** START OF Given data **

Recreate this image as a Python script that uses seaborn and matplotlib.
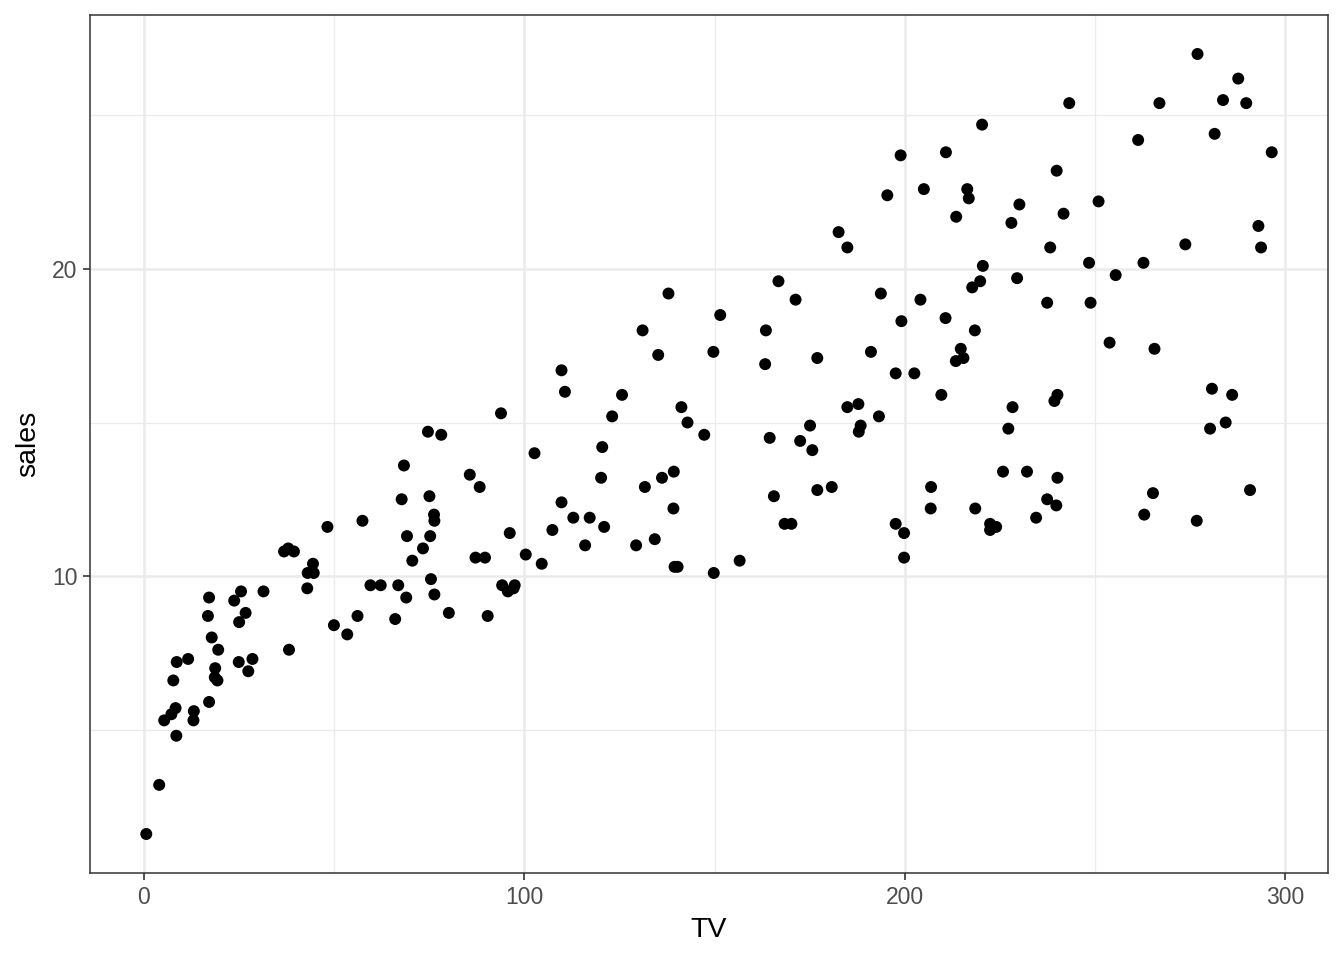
import numpy as np
import pandas as pd
import seaborn as sns
import matplotlib.pyplot as plt
from matplotlib.ticker import MultipleLocator

tv = [230.1, 44.5, 17.2, 151.5, 180.8, 8.7, 57.5, 120.2, 8.6, 199.8,
      66.1, 214.7, 23.8, 97.5, 204.1, 195.4, 67.8, 281.4, 69.2, 147.3,
      218.4, 237.4, 13.2, 228.3, 62.3, 262.9, 142.9, 240.1, 248.8, 70.6,
      292.9, 112.9, 97.2, 265.6, 95.7, 290.7, 266.9, 74.7, 43.1, 228.0,
      202.5, 177.0, 293.6, 206.9, 25.1, 175.1, 89.7, 239.9, 227.2, 66.9,
      199.8, 100.4, 216.4, 182.6, 262.7, 198.9, 7.3, 136.2, 210.8, 210.7,
      53.5, 261.3, 239.3, 102.7, 131.1, 69.0, 31.5, 139.3, 237.4, 216.8,
      199.1, 109.8, 26.8, 129.4, 213.4, 16.9, 27.5, 120.5, 5.4, 116.0,
      76.4, 239.8, 75.3, 68.4, 213.5, 193.2, 76.3, 110.7, 88.3, 109.8,
      134.3, 28.6, 217.7, 250.9, 107.4, 163.3, 197.6, 184.9, 289.7, 135.2,
      222.4, 296.4, 280.2, 187.9, 238.2, 137.9, 25.0, 90.4, 13.1, 255.4,
      225.8, 241.7, 175.7, 209.6, 78.2, 75.1, 139.2, 76.4, 125.7, 19.4,
      141.3, 18.8, 224.0, 123.1, 229.5, 87.2, 7.8, 80.2, 220.3, 59.6,
      0.7, 265.2, 8.4, 219.8, 36.9, 48.3, 25.6, 273.7, 43.0, 184.9,
      73.4, 193.7, 220.5, 104.6, 96.2, 140.3, 240.1, 243.2, 38.0, 44.7,
      280.7, 121.0, 197.6, 171.3, 187.8, 4.1, 93.9, 149.8, 11.7, 131.7,
      172.5, 85.7, 188.4, 163.5, 117.2, 234.5, 17.9, 206.8, 215.4, 284.3,
      50.0, 164.5, 19.6, 168.4, 222.4, 276.9, 248.4, 170.2, 276.7, 165.6,
      156.6, 218.5, 56.2, 287.6, 253.8, 205.0, 139.5, 191.1, 286.0, 18.7,
      39.5, 75.5, 17.2, 166.8, 149.7, 38.2, 94.2, 177.0, 283.6, 232.1]

sales = [22.1, 10.4, 9.3, 18.5, 12.9, 7.2, 11.8, 13.2, 4.8, 10.6,
         8.6, 17.4, 9.2, 9.7, 19.0, 22.4, 12.5, 24.4, 11.3, 14.6,
         18.0, 12.5, 5.6, 15.5, 9.7, 12.0, 15.0, 15.9, 18.9, 10.5,
         21.4, 11.9, 9.6, 17.4, 9.5, 12.8, 25.4, 14.7, 10.1, 21.5,
         16.6, 17.1, 20.7, 12.9, 8.5, 14.9, 10.6, 23.2, 14.8, 9.7,
         11.4, 10.7, 22.6, 21.2, 20.2, 23.7, 5.5, 13.2, 23.8, 18.4,
         8.1, 24.2, 15.7, 14.0, 18.0, 9.3, 9.5, 13.4, 18.9, 22.3,
         18.3, 12.4, 8.8, 11.0, 17.0, 8.7, 6.9, 14.2, 5.3, 11.0,
         11.8, 12.3, 11.3, 13.6, 21.7, 15.2, 12.0, 16.0, 12.9, 16.7,
         11.2, 7.3, 19.4, 22.2, 11.5, 16.9, 11.7, 15.5, 25.4, 17.2,
         11.7, 23.8, 14.8, 14.7, 20.7, 19.2, 7.2, 8.7, 5.3, 19.8,
         13.4, 21.8, 14.1, 15.9, 14.6, 12.6, 12.2, 9.4, 15.9, 6.6,
         15.5, 7.0, 11.6, 15.2, 19.7, 10.6, 6.6, 8.8, 24.7, 9.7,
         1.6, 12.7, 5.7, 19.6, 10.8, 11.6, 9.5, 20.8, 9.6, 20.7,
         10.9, 19.2, 20.1, 10.4, 11.4, 10.3, 13.2, 25.4, 10.9, 10.1,
         16.1, 11.6, 16.6, 19.0, 15.6, 3.2, 15.3, 10.1, 7.3, 12.9,
         14.4, 13.3, 14.9, 18.0, 11.9, 11.9, 8.0, 12.2, 17.1, 15.0,
         8.4, 14.5, 7.6, 11.7, 11.5, 27.0, 20.2, 11.7, 11.8, 12.6,
         10.5, 12.2, 8.7, 26.2, 17.6, 22.6, 10.3, 17.3, 15.9, 6.7,
         10.8, 9.9, 5.9, 19.6, 17.3, 7.6, 9.7, 12.8, 25.5, 13.4]

df = pd.DataFrame({"TV": tv, "sales": sales})

sns.set_theme(style="white")
plt.rcParams["font.family"] = ["Liberation Sans", "DejaVu Sans"]

fig = plt.figure(figsize=(13.44, 9.6), dpi=100)
ax = fig.add_axes([90 / 1344, 1 - 873 / 960, (1328 - 90) / 1344, (873 - 15) / 960])

#grid like theme_bw
ax.xaxis.set_major_locator(MultipleLocator(100))
ax.xaxis.set_minor_locator(MultipleLocator(50))
ax.yaxis.set_major_locator(MultipleLocator(10))
ax.yaxis.set_minor_locator(MultipleLocator(5))
ax.grid(which="major", color="#EBEBEB", linewidth=1.8)
ax.grid(which="minor", color="#EBEBEB", linewidth=0.9)
ax.set_axisbelow(True)

sns.scatterplot(data=df, x="TV", y="sales", color="black", s=74,
                edgecolor="none", ax=ax, zorder=3)

xr = max(tv) - min(tv)
yr = max(sales) - min(sales)
ax.set_xlim(min(tv) - 0.05 * xr, max(tv) + 0.05 * xr)
ax.set_ylim(min(sales) - 0.05 * yr, max(sales) + 0.05 * yr)

for sp in ax.spines.values():
    sp.set_color("#333333")
    sp.set_linewidth(1.1)

ax.tick_params(which="major", length=5, width=1.2, color="#333333",
               labelsize=16.5, labelcolor="#4D4D4D", pad=4,
               bottom=True, left=True)
ax.tick_params(which="minor", length=0)
ax.set_xlabel("TV", fontsize=20.5, color="black", labelpad=6)
ax.set_ylabel("sales", fontsize=20.5, color="black", labelpad=8)

fig.savefig("out.png", dpi=100)
plt.close(fig)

** END OF Given data **

▸ Task instructions: Without the pictures, return the listing above from its first line through the line that has "from matplotlib.ticker import MultipleLocator".

▸ Final result:
Recreate this image as a Python script that uses seaborn and matplotlib.
import numpy as np
import pandas as pd
import seaborn as sns
import matplotlib.pyplot as plt
from matplotlib.ticker import MultipleLocator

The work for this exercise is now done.